Differences/similarities between Great Recession & Great Depression
February 1, 2014 1:16 PM   Subscribe

What good articles have you read about the Great Recession? I'm particularly interested in resources that help explain the causes, effects and responses to the recent Recession. Bonus if the article/video/infographic/etc. helps explain how the causes, effects, or responses are similar to or different than the causes/effects/responses to the Great Depression.

The goal of this is for me to enable high school students to understand the differences and similarities between the Great Recession and Great Depression. I'm structuring a class discussion around this topic, and many of my students were young/sheltered enough that they're not really familiar with the Great Recession at all (we're also in a wealthy area that wasn't impacted very much). We'll be focusing on the similarities and differences between the causes, effects and responses to these two very different events. So I'm looking for any resources that will help students understand this topic.

What I've already got covered:
-Resources that show how much deeper the Depression was
-Background info on the Great Depression, its effects, and the New Deal
-An article on Hoovervilles then and now

What I'm trying to avoid:
-In-depth economic theory
-Really long articles
-Films that require watching the whole thing (but I'm happy to pull out 20-min segments of a film if there's anything good)

What I'd love to find:
-Engaging, fairly simple articles (reading level along the lines of The Atlantic or NYT, but not the New Yorker)
-Infographics
-Film clips
-Online lectures
-A chapter of a book
posted by leitmotif to Education (6 answers total) 3 users marked this as a favorite
 
A kinda off the top of my head (so no links, sorry) list of economists who've written about the recession in newspaper columns, magazine articles, blogs, and books not too heavy on math & economic theory:

Paul Krugman

Brad DeLong

Nouriel Roubini

Joseph Stiglitz
posted by soundguy99 at 1:48 PM on February 1, 2014 [1 favorite]


How about presenting a summary of the plot of Grapes of Wrath, and then reading the last chapter? My dad lived through the Great Depression, and he assures me that the book is quite accurate. It's a moving and controversial ending, and really, reading it brings home that (thankfully) there are no real similarities between what your students witnessed during the past few years and the Depression.

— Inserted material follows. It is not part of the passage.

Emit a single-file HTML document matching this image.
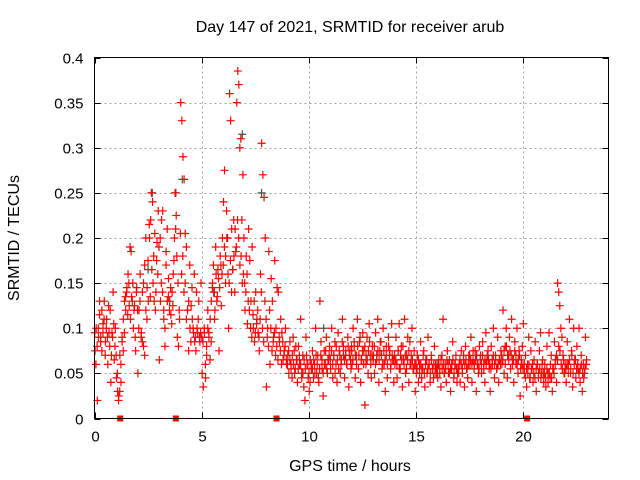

Although, doing this ruins the whole surprise and shock of the book's ending. And maybe at high school age they are not old enough to really appreciate it without snickering and so on.

Anyway, and idea.

Alternatively, find a book from that era. For example, I inherited one titled A Picture of America: A photo story of America -- as it is -- and as it might be. Told by the news camera. (I can't find it online, but here is a review.) It straight-up argues for socialism, with photos to emphasize its point. It would make a great compare/contrast with the Occupy movement as responses to the financial issues of the day. I didn't "inherit" it in the sense that the book is worth a lot of money -- it isn't. Instead, I "inherited" it because the Depression was not meant to be forgotten. It is powerful because it was written at that time. Surely your local library or a nearby university library has a similar book? At a minimum, you can show them photos from the time. You'll have to help them understand what they are looking at in the pictures (why aren't the kids wearing shoes? what's a soup kitchen? what happens when you have a dust storm and you were trying to raise your food? why did government programs slaughter hogs and dump grain into the ocean even though these were the local areas' main source of food?), but the are powerful once you understand what you are seeing.

(Point being, even if they don't remember the Great Recession they will know that it was nothing like the Depression once they understand the Depression.)
posted by Houstonian at 1:50 PM on February 1, 2014


NPR's PLanet MOney has several great episodes covering this and one of their producers (paddy Hirsch) does a great whiteboard explainer on all kind of economic topics (and several relevant to the recession/depression). He does great drawings and has an awesome accent. Very entertaining and usually about 10 minutes.

and their This American Life episode 'giant pool of money' is pretty much the best layman's explanation of the whole thing in an hour that can be done I think.

And Planet Money in general is really, really good for economic topics and issues (their latest big endeavor was how t shirts get made from cotton plants to the store...and they made one you can buy)

The definitive book of the day is only yesterday.
posted by bartonlong at 2:52 PM on February 1, 2014 [1 favorite]


as a child of parents who experienced the great depression in their own childhoods, i can positively assure you, based on their accounts, that there is no comparison in magnitude whatsoever between the two events.
posted by bruce at 2:52 PM on February 1, 2014


The St. Louis Fed puts out a number of short articles that touch on this. How the Recession is not Your Grandfather's Depression. They also have a nice economic education site that has a nice comparison of Fed Policy between the Depression and the Recession Then and Now.
posted by teleri025 at 5:06 PM on February 1, 2014


Not sure if a British perspective is useful to you, but Paul Mason covered the recession on Newsnight and I think has written a book on the topic.